* BEGIN EXERCISE INPUTS *

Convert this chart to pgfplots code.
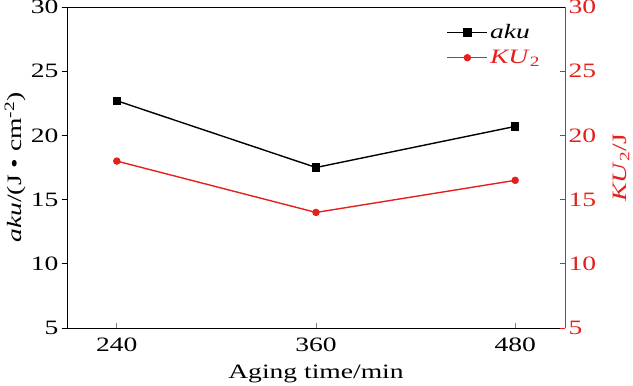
\documentclass[border=0pt]{standalone}
\usepackage{pgfplots}
\pgfplotsset{compat=1.18}
\usepackage{fontspec}
\setmainfont{Liberation Serif}[FakeStretch=1.35]
\definecolor{myred}{RGB}{228,32,28}
\begin{document}
\begin{tikzpicture}
\pgfplotsset{every axis/.style={
  width=498bp, height=321bp, scale only axis,
  xmin=210, xmax=510, ymin=5, ymax=30,
  /pgf/number format/assume math mode=true,
  tick label style={font=\fontsize{20.5}{20.5}\selectfont},
  label style={font=\fontsize{20.5}{20.5}\selectfont},
  major tick length=5bp,
}}
\begin{axis}[
  axis y line*=left, axis x line*=bottom,
  xtick={240,360,480}, ytick={5,10,...,30},
  ytick style={black, line width=0.9pt}, yticklabel style={black},
  xtick style={line width=0.9pt},
  xlabel={Aging time/min},
  ylabel={\textit{aku}/(J\,\,\textbullet\,\,cm\textsuperscript{-2})},
  xlabel style={yshift=-7bp},
  ylabel style={yshift=-2bp},
  xticklabel style={yshift=-6bp},
  x axis line style={-, line width=1pt},
  y axis line style={-, line width=1pt},
  xtick align=inside, ytick align=outside,
]
\addplot[black, line width=1.4pt, mark=square*, mark size=3.5pt] coordinates {(240,22.7) (360,17.5) (480,20.7)};
\coordinate (bl) at (rel axis cs:0,0);
\coordinate (tr) at (rel axis cs:1,1);
\end{axis}
\begin{axis}[
  axis y line*=right, axis x line=none,
  ytick={5,10,...,30},
  y axis line style={myred, -, line width=1pt},
  ytick style={myred, line width=0.9pt}, yticklabel style={myred},
  ylabel={\textcolor{myred}{\textit{KU}\textsubscript{2}/J}},
  ylabel style={myred, yshift=-10bp},
  ytick align=inside,
  legend style={draw=none, fill=none, at={(0.76,0.955)}, anchor=north west,
    font=\fontsize{20.5}{20.5}\selectfont, row sep=6bp, inner sep=1bp},
  legend cell align=left,
  legend image code/.code={\draw[mark repeat=2,mark phase=2] plot coordinates {(0bp,0bp) (20bp,0bp) (40bp,0bp)};},
]
\addlegendimage{black, line width=1.4pt, mark=square*, mark size=3.5pt}
\addlegendentry{\textit{aku}}
\addplot[myred, line width=1.4pt, mark=*, mark size=3pt] coordinates {(240,18.0) (360,14.0) (480,16.5)};
\addlegendentry{\textcolor{myred}{\textit{KU}\textsubscript{2}}}
\draw[black, line width=1pt] (rel axis cs:0,1) -- (rel axis cs:1,1);
\end{axis}
\pgfresetboundingbox
\useasboundingbox ([shift={(-67bp,-58bp)}]bl) rectangle ([shift={(68bp,7bp)}]tr);
\end{tikzpicture}
\end{document}
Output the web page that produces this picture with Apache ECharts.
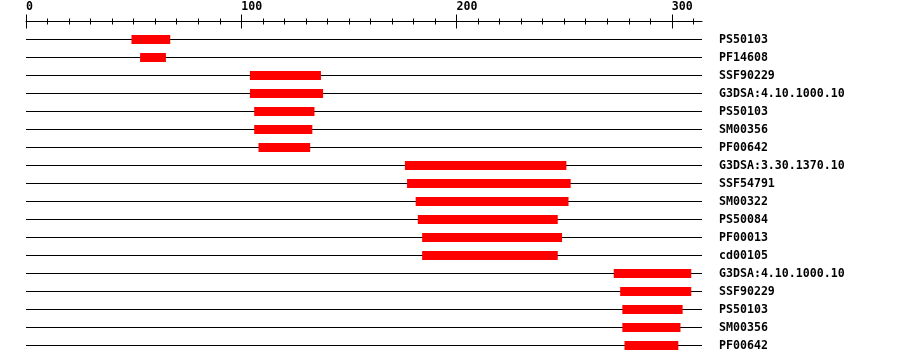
<!DOCTYPE html>
<html>
<head>
<meta charset="utf-8">
<script src="https://cdn.jsdelivr.net/npm/echarts@6/dist/echarts.min.js"></script>
<style>
html,body{margin:0;padding:0;background:#fff;}
#c{width:900px;height:364px;}
</style>
</head>
<body>
<div id="c"></div>
<script>
var rowLabels = ['PS50103','PF14608','SSF90229','G3DSA:4.10.1000.10','PS50103','SM00356','PF00642','G3DSA:3.30.1370.10','SSF54791','SM00322','PS50084','PF00013','cd00105','G3DSA:4.10.1000.10','SSF90229','PS50103','SM00356','PF00642'];
var starts = [49,53,104,104,106,106,108,176,177,181,182,184,184,273,276,277,277,278];
var ends   = [67,65,137,138,134,133,132,251,253,252,247,249,247,309,309,305,304,303];
var seqLength = 314;
var tickValues = [0,100,200,300];

var FONT = 'DejaVu Sans Mono';
var chart = echarts.init(document.getElementById('c'), null, {renderer:'canvas'});

var lineData = rowLabels.map(function(l,i){ return [0, seqLength, i]; });
var barData = rowLabels.map(function(l,i){ return [starts[i], ends[i], i]; });

var axisCommon = {
  type:'value', min:0, max:seqLength, interval:100, position:'top', offset:9,
  splitLine:{show:false}
};

chart.setOption({
  animation:false,
  backgroundColor:'#fff',
  grid:{left:26, right:198, top:30.5, height:324},
  xAxis:[
    Object.assign({}, axisCommon, {
      axisLine:{show:true, lineStyle:{color:'#000', width:1}},
      axisTick:{show:true, inside:false, length:7, lineStyle:{color:'#000'}, customValues:tickValues},
      minorTick:{show:true, splitNumber:10, length:3, lineStyle:{color:'#000'}},
      axisLabel:{show:true, align:'left', margin:9, color:'#000', fontFamily:FONT, fontWeight:'bold', fontSize:11.6, customValues:tickValues}
    }),
    Object.assign({}, axisCommon, {
      axisLine:{show:false},
      axisTick:{show:true, inside:true, length:7, lineStyle:{color:'#000'}, customValues:tickValues},
      minorTick:{show:true, splitNumber:10, length:3, lineStyle:{color:'#000'}},
      axisLabel:{show:false}
    })
  ],
  yAxis:{
    type:'category', data:rowLabels, inverse:true, position:'right',
    axisLine:{show:false}, axisTick:{show:false}, splitLine:{show:false},
    axisLabel:{interval:0, align:'left', margin:17, color:'#000', fontFamily:FONT, fontWeight:'bold', fontSize:11.6}
  },
  series:[
    {
      type:'custom', xAxisIndex:0, data:lineData,
      renderItem:function(params, api){
        var a = api.coord([api.value(0), api.value(2)]);
        var b = api.coord([api.value(1), api.value(2)]);
        return {type:'line', shape:{x1:a[0], y1:a[1], x2:b[0], y2:b[1]}, style:{stroke:'#000', lineWidth:1}};
      }
    },
    {
      type:'custom', xAxisIndex:0, data:barData,
      renderItem:function(params, api){
        var a = api.coord([api.value(0), api.value(2)]);
        var b = api.coord([api.value(1), api.value(2)]);
        var h = 9;
        return {type:'rect', shape:{x:a[0], y:a[1]-h/2, width:b[0]-a[0], height:h}, style:{fill:'#ff0000'}};
      }
    }
  ]
});
</script>
</body>
</html>
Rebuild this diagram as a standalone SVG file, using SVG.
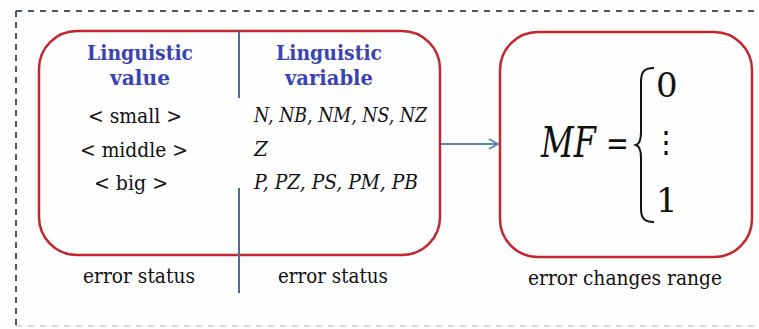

* END EXERCISE INPUTS *

REQUIREMENT: Transcribe the full listing above exactly, with the images removed.

OUTPUT OF THE EXERCISE:
Convert this chart to pgfplots code.
\documentclass[border=0pt]{standalone}
\usepackage{pgfplots}
\pgfplotsset{compat=1.18}
\usepackage{fontspec}
\setmainfont{Liberation Serif}[FakeStretch=1.35]
\definecolor{myred}{RGB}{228,32,28}
\begin{document}
\begin{tikzpicture}
\pgfplotsset{every axis/.style={
  width=498bp, height=321bp, scale only axis,
  xmin=210, xmax=510, ymin=5, ymax=30,
  /pgf/number format/assume math mode=true,
  tick label style={font=\fontsize{20.5}{20.5}\selectfont},
  label style={font=\fontsize{20.5}{20.5}\selectfont},
  major tick length=5bp,
}}
\begin{axis}[
  axis y line*=left, axis x line*=bottom,
  xtick={240,360,480}, ytick={5,10,...,30},
  ytick style={black, line width=0.9pt}, yticklabel style={black},
  xtick style={line width=0.9pt},
  xlabel={Aging time/min},
  ylabel={\textit{aku}/(J\,\,\textbullet\,\,cm\textsuperscript{-2})},
  xlabel style={yshift=-7bp},
  ylabel style={yshift=-2bp},
  xticklabel style={yshift=-6bp},
  x axis line style={-, line width=1pt},
  y axis line style={-, line width=1pt},
  xtick align=inside, ytick align=outside,
]
\addplot[black, line width=1.4pt, mark=square*, mark size=3.5pt] coordinates {(240,22.7) (360,17.5) (480,20.7)};
\coordinate (bl) at (rel axis cs:0,0);
\coordinate (tr) at (rel axis cs:1,1);
\end{axis}
\begin{axis}[
  axis y line*=right, axis x line=none,
  ytick={5,10,...,30},
  y axis line style={myred, -, line width=1pt},
  ytick style={myred, line width=0.9pt}, yticklabel style={myred},
  ylabel={\textcolor{myred}{\textit{KU}\textsubscript{2}/J}},
  ylabel style={myred, yshift=-10bp},
  ytick align=inside,
  legend style={draw=none, fill=none, at={(0.76,0.955)}, anchor=north west,
    font=\fontsize{20.5}{20.5}\selectfont, row sep=6bp, inner sep=1bp},
  legend cell align=left,
  legend image code/.code={\draw[mark repeat=2,mark phase=2] plot coordinates {(0bp,0bp) (20bp,0bp) (40bp,0bp)};},
]
\addlegendimage{black, line width=1.4pt, mark=square*, mark size=3.5pt}
\addlegendentry{\textit{aku}}
\addplot[myred, line width=1.4pt, mark=*, mark size=3pt] coordinates {(240,18.0) (360,14.0) (480,16.5)};
\addlegendentry{\textcolor{myred}{\textit{KU}\textsubscript{2}}}
\draw[black, line width=1pt] (rel axis cs:0,1) -- (rel axis cs:1,1);
\end{axis}
\pgfresetboundingbox
\useasboundingbox ([shift={(-67bp,-58bp)}]bl) rectangle ([shift={(68bp,7bp)}]tr);
\end{tikzpicture}
\end{document}
Output the web page that produces this picture with Apache ECharts.
<!DOCTYPE html>
<html>
<head>
<meta charset="utf-8">
<script src="https://cdn.jsdelivr.net/npm/echarts@6/dist/echarts.min.js"></script>
<style>
html,body{margin:0;padding:0;background:#fff;}
#c{width:900px;height:364px;}
</style>
</head>
<body>
<div id="c"></div>
<script>
var rowLabels = ['PS50103','PF14608','SSF90229','G3DSA:4.10.1000.10','PS50103','SM00356','PF00642','G3DSA:3.30.1370.10','SSF54791','SM00322','PS50084','PF00013','cd00105','G3DSA:4.10.1000.10','SSF90229','PS50103','SM00356','PF00642'];
var starts = [49,53,104,104,106,106,108,176,177,181,182,184,184,273,276,277,277,278];
var ends   = [67,65,137,138,134,133,132,251,253,252,247,249,247,309,309,305,304,303];
var seqLength = 314;
var tickValues = [0,100,200,300];

var FONT = 'DejaVu Sans Mono';
var chart = echarts.init(document.getElementById('c'), null, {renderer:'canvas'});

var lineData = rowLabels.map(function(l,i){ return [0, seqLength, i]; });
var barData = rowLabels.map(function(l,i){ return [starts[i], ends[i], i]; });

var axisCommon = {
  type:'value', min:0, max:seqLength, interval:100, position:'top', offset:9,
  splitLine:{show:false}
};

chart.setOption({
  animation:false,
  backgroundColor:'#fff',
  grid:{left:26, right:198, top:30.5, height:324},
  xAxis:[
    Object.assign({}, axisCommon, {
      axisLine:{show:true, lineStyle:{color:'#000', width:1}},
      axisTick:{show:true, inside:false, length:7, lineStyle:{color:'#000'}, customValues:tickValues},
      minorTick:{show:true, splitNumber:10, length:3, lineStyle:{color:'#000'}},
      axisLabel:{show:true, align:'left', margin:9, color:'#000', fontFamily:FONT, fontWeight:'bold', fontSize:11.6, customValues:tickValues}
    }),
    Object.assign({}, axisCommon, {
      axisLine:{show:false},
      axisTick:{show:true, inside:true, length:7, lineStyle:{color:'#000'}, customValues:tickValues},
      minorTick:{show:true, splitNumber:10, length:3, lineStyle:{color:'#000'}},
      axisLabel:{show:false}
    })
  ],
  yAxis:{
    type:'category', data:rowLabels, inverse:true, position:'right',
    axisLine:{show:false}, axisTick:{show:false}, splitLine:{show:false},
    axisLabel:{interval:0, align:'left', margin:17, color:'#000', fontFamily:FONT, fontWeight:'bold', fontSize:11.6}
  },
  series:[
    {
      type:'custom', xAxisIndex:0, data:lineData,
      renderItem:function(params, api){
        var a = api.coord([api.value(0), api.value(2)]);
        var b = api.coord([api.value(1), api.value(2)]);
        return {type:'line', shape:{x1:a[0], y1:a[1], x2:b[0], y2:b[1]}, style:{stroke:'#000', lineWidth:1}};
      }
    },
    {
      type:'custom', xAxisIndex:0, data:barData,
      renderItem:function(params, api){
        var a = api.coord([api.value(0), api.value(2)]);
        var b = api.coord([api.value(1), api.value(2)]);
        var h = 9;
        return {type:'rect', shape:{x:a[0], y:a[1]-h/2, width:b[0]-a[0], height:h}, style:{fill:'#ff0000'}};
      }
    }
  ]
});
</script>
</body>
</html>
Rebuild this diagram as a standalone SVG file, using SVG.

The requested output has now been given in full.